Why I’ve become enchanted with Korean culture — part 1










I remember being a 16-year-old girl, I was in the tenth grade. I can still recall it was the beginning of summer. It was during July of 2007 when I saw my first Korean tv show.
Growing up I was an avid tv watching teenager. Having watched numerous Argentian tv shows over the years, such as “Chiquititas” and “Rebelde way”. It was not foreign to me to watch shows in a different language, I get accustomed to it and liked it.
I think it was a friend that recommended me to watch “Coffee Prince”.
It was starring Gong Yoo and Yoon Eun-Hye. Being a girl I fell for Gong Yoo charms a big time. The storyline was a typical rom-com, a girl falls for a guy and of course, there are a few subplots in between to make it intriguing:
Yoon Eun Hye’s character was dressed as a boy in order to get the job of a barista at a local coffee shop that hires males only. While working at the coffee shop she falls for her strict boss — Gong Yoo’s character.
The show ended, and I didn’t have any intention of watching other Korean tv shows. In fact, at that time I had a quite busy tv shows regimen.
I was watching between 3 to 7 tv shows weekly, if not more.
I was strict with my schedule, checking all the upcoming shows on all the popular television networks such as CW, ABC, and NBC.
Back then, there was an amazing American content and my hands were full with my school work as well. NO TIME for any Korean content.
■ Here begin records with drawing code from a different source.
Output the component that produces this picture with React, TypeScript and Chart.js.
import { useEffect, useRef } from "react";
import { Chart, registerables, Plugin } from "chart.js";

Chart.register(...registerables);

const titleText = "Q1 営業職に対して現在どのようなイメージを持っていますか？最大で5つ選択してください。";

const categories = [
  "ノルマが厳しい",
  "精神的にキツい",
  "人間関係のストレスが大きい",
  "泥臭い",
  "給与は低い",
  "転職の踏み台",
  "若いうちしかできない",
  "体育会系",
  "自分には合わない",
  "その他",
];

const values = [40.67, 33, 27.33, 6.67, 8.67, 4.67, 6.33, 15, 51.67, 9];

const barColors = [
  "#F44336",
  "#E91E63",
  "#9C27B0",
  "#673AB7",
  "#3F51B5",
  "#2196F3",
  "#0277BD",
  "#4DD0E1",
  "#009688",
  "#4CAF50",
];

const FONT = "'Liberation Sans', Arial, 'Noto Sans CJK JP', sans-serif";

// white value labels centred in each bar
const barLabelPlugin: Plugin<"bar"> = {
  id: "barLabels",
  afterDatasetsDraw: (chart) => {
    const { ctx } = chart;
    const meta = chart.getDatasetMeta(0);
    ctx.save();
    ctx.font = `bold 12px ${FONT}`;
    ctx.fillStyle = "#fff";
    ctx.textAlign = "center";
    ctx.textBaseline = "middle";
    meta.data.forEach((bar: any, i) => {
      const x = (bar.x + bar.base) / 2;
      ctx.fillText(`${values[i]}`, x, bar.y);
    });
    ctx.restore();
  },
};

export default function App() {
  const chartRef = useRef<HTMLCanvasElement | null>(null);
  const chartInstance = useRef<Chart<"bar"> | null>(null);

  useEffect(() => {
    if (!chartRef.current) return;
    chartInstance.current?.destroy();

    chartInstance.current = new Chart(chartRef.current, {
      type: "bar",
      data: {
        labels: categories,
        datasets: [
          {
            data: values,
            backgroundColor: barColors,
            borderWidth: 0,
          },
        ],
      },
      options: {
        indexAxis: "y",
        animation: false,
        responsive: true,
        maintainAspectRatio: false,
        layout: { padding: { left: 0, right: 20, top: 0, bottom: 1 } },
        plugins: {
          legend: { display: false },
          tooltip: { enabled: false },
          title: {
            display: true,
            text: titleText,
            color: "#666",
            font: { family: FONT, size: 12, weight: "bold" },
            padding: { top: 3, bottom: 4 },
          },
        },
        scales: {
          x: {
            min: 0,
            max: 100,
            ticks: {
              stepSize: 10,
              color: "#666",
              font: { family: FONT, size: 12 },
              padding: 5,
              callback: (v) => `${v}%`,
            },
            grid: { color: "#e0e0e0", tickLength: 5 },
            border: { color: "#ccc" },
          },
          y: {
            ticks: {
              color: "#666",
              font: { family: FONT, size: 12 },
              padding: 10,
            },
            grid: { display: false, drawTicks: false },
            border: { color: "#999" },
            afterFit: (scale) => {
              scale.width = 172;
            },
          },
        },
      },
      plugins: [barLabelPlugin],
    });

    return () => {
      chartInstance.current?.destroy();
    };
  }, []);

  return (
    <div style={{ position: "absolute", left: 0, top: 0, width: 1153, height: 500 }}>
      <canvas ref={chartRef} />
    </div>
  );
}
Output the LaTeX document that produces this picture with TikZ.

After school, I was drafted into the Army, mandatory in my country, even for women. My service was 24 months long and I was discharged by late 2011.
After being discharged I applied for a test equivalent to the American SAT’s.
In the meantime, I’ve started my first ‘real job’ at a global company.
The job was frustrating, as I was taking calls from customers for 9 hours a day for almost 2 years. It was exhausting. I thought that I should look for ways to widen my horizons so I enrolled at a local college.
 I felt kind of lost, as I was not sure the path chosen was the right one for me.

By June of 2013, I’ve miraculously heard of Gong Yoo’s new tv show (after a break of 6 years from TV, yes “Coffee Prince” was the last one) named “Big”, this time co-starring with Lee Min Jung (great romcom actress) and Suzy, former MISS A bandmate, perhaps it was her first major role.

"Big" has brought up all the emotions I felt while watching “Coffee Prince”.
It took my breath away, the plot was intriguing, sad and funny.
The soundtrack was heartbreaking and heartwarming at the same time, I cried buckets. Needless to say, I didn’t know the language, but I didn’t have to, there is this feeling in music that transcends beyond mere words, it touches your soul on so many levels.
This show gave me so much comfort, and also the soundtrack that I kept listening to on repeat many months later. and even years later.









©Vera Tarlov || Han River, Seoul, South Korea

As “Big” was very comforting I’ve started checking out more Korean tv shows and pop artists. And grew fonder of the Korean culture by day.
I came to realize that Korean culture reminded me of my Russian culture and roots.

I have never thought of it but I missed hearing people talking to each other with deep respect, or have specific public manners.
I was in awe that all I value was accustomary in Korea and was valued in the same way.
As an immigrant, I have always felt different, because of my native culture people always assumed I am musically inclined. Having the last name of a popular Russian singer didn’t make it easier.

I guess people's stereotypes of specific cultures are really strong and they categorize you accordingly.